Part of a data file
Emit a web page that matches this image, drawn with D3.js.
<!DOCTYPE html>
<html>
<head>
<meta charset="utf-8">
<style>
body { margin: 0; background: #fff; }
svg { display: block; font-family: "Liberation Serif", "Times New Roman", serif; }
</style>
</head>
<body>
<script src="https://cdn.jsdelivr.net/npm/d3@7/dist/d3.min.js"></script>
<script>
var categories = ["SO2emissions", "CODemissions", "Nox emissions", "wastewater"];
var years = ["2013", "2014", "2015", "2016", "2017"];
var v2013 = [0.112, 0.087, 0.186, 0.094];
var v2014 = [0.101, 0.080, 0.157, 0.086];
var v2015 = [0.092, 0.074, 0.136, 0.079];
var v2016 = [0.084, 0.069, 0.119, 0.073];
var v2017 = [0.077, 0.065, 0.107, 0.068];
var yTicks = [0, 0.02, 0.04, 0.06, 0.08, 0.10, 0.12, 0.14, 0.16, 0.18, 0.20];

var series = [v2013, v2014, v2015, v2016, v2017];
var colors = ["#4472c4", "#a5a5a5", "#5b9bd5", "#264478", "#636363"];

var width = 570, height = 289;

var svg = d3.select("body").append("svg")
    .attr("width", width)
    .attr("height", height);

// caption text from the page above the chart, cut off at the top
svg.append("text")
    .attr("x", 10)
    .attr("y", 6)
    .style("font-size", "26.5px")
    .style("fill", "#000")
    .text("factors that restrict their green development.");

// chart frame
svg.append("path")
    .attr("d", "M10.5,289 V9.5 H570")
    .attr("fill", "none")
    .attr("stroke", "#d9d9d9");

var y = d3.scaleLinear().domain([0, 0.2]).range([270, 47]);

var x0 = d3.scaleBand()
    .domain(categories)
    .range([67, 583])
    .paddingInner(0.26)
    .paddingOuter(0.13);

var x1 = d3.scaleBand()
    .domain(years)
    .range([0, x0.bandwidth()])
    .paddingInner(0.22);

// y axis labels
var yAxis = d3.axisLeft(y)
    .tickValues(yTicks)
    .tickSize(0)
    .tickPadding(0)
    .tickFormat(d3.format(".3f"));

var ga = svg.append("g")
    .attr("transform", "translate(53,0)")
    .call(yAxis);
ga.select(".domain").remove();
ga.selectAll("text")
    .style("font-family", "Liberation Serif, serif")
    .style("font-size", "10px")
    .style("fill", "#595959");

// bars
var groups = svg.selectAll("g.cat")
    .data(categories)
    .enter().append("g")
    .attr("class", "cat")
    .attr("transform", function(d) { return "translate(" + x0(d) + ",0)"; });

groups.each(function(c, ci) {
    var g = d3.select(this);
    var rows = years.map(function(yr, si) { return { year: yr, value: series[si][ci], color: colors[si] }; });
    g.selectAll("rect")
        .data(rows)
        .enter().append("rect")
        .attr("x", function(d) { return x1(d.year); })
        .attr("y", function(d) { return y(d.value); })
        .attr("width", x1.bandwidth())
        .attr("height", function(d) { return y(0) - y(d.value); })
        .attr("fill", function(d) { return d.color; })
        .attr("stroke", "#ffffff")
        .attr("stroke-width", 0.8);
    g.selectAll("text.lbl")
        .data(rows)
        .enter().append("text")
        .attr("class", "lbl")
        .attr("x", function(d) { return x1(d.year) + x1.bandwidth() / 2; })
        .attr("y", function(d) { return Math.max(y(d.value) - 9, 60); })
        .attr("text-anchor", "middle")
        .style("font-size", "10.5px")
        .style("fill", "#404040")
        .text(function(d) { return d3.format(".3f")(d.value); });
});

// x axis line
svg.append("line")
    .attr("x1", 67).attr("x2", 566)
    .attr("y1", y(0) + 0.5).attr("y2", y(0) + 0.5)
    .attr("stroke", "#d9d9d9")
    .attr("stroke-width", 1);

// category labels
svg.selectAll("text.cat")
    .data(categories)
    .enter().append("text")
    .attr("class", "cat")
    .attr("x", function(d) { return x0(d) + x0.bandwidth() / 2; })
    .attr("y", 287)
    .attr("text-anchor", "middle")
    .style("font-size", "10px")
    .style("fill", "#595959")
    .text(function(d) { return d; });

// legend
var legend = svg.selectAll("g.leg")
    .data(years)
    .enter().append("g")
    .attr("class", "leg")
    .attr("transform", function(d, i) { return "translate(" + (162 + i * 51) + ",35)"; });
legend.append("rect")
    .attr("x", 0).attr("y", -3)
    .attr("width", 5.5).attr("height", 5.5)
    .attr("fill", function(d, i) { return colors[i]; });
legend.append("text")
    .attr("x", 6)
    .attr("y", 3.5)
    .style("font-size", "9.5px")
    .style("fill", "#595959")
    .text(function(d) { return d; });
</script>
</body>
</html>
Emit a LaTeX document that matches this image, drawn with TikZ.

**WHAT NEEDS TO BE DONE**.
Set all of the records down again, exactly as they stand.

**SOLVED PROBLEM**.
Emit a web page that matches this image, drawn with D3.js.
<!DOCTYPE html>
<html>
<head>
<meta charset="utf-8">
<style>
body { margin: 0; background: #fff; }
svg { display: block; font-family: "Liberation Serif", "Times New Roman", serif; }
</style>
</head>
<body>
<script src="https://cdn.jsdelivr.net/npm/d3@7/dist/d3.min.js"></script>
<script>
var categories = ["SO2emissions", "CODemissions", "Nox emissions", "wastewater"];
var years = ["2013", "2014", "2015", "2016", "2017"];
var v2013 = [0.112, 0.087, 0.186, 0.094];
var v2014 = [0.101, 0.080, 0.157, 0.086];
var v2015 = [0.092, 0.074, 0.136, 0.079];
var v2016 = [0.084, 0.069, 0.119, 0.073];
var v2017 = [0.077, 0.065, 0.107, 0.068];
var yTicks = [0, 0.02, 0.04, 0.06, 0.08, 0.10, 0.12, 0.14, 0.16, 0.18, 0.20];

var series = [v2013, v2014, v2015, v2016, v2017];
var colors = ["#4472c4", "#a5a5a5", "#5b9bd5", "#264478", "#636363"];

var width = 570, height = 289;

var svg = d3.select("body").append("svg")
    .attr("width", width)
    .attr("height", height);

// caption text from the page above the chart, cut off at the top
svg.append("text")
    .attr("x", 10)
    .attr("y", 6)
    .style("font-size", "26.5px")
    .style("fill", "#000")
    .text("factors that restrict their green development.");

// chart frame
svg.append("path")
    .attr("d", "M10.5,289 V9.5 H570")
    .attr("fill", "none")
    .attr("stroke", "#d9d9d9");

var y = d3.scaleLinear().domain([0, 0.2]).range([270, 47]);

var x0 = d3.scaleBand()
    .domain(categories)
    .range([67, 583])
    .paddingInner(0.26)
    .paddingOuter(0.13);

var x1 = d3.scaleBand()
    .domain(years)
    .range([0, x0.bandwidth()])
    .paddingInner(0.22);

// y axis labels
var yAxis = d3.axisLeft(y)
    .tickValues(yTicks)
    .tickSize(0)
    .tickPadding(0)
    .tickFormat(d3.format(".3f"));

var ga = svg.append("g")
    .attr("transform", "translate(53,0)")
    .call(yAxis);
ga.select(".domain").remove();
ga.selectAll("text")
    .style("font-family", "Liberation Serif, serif")
    .style("font-size", "10px")
    .style("fill", "#595959");

// bars
var groups = svg.selectAll("g.cat")
    .data(categories)
    .enter().append("g")
    .attr("class", "cat")
    .attr("transform", function(d) { return "translate(" + x0(d) + ",0)"; });

groups.each(function(c, ci) {
    var g = d3.select(this);
    var rows = years.map(function(yr, si) { return { year: yr, value: series[si][ci], color: colors[si] }; });
    g.selectAll("rect")
        .data(rows)
        .enter().append("rect")
        .attr("x", function(d) { return x1(d.year); })
        .attr("y", function(d) { return y(d.value); })
        .attr("width", x1.bandwidth())
        .attr("height", function(d) { return y(0) - y(d.value); })
        .attr("fill", function(d) { return d.color; })
        .attr("stroke", "#ffffff")
        .attr("stroke-width", 0.8);
    g.selectAll("text.lbl")
        .data(rows)
        .enter().append("text")
        .attr("class", "lbl")
        .attr("x", function(d) { return x1(d.year) + x1.bandwidth() / 2; })
        .attr("y", function(d) { return Math.max(y(d.value) - 9, 60); })
        .attr("text-anchor", "middle")
        .style("font-size", "10.5px")
        .style("fill", "#404040")
        .text(function(d) { return d3.format(".3f")(d.value); });
});

// x axis line
svg.append("line")
    .attr("x1", 67).attr("x2", 566)
    .attr("y1", y(0) + 0.5).attr("y2", y(0) + 0.5)
    .attr("stroke", "#d9d9d9")
    .attr("stroke-width", 1);

// category labels
svg.selectAll("text.cat")
    .data(categories)
    .enter().append("text")
    .attr("class", "cat")
    .attr("x", function(d) { return x0(d) + x0.bandwidth() / 2; })
    .attr("y", 287)
    .attr("text-anchor", "middle")
    .style("font-size", "10px")
    .style("fill", "#595959")
    .text(function(d) { return d; });

// legend
var legend = svg.selectAll("g.leg")
    .data(years)
    .enter().append("g")
    .attr("class", "leg")
    .attr("transform", function(d, i) { return "translate(" + (162 + i * 51) + ",35)"; });
legend.append("rect")
    .attr("x", 0).attr("y", -3)
    .attr("width", 5.5).attr("height", 5.5)
    .attr("fill", function(d, i) { return colors[i]; });
legend.append("text")
    .attr("x", 6)
    .attr("y", 3.5)
    .style("font-size", "9.5px")
    .style("fill", "#595959")
    .text(function(d) { return d; });
</script>
</body>
</html>
Emit a LaTeX document that matches this image, drawn with TikZ.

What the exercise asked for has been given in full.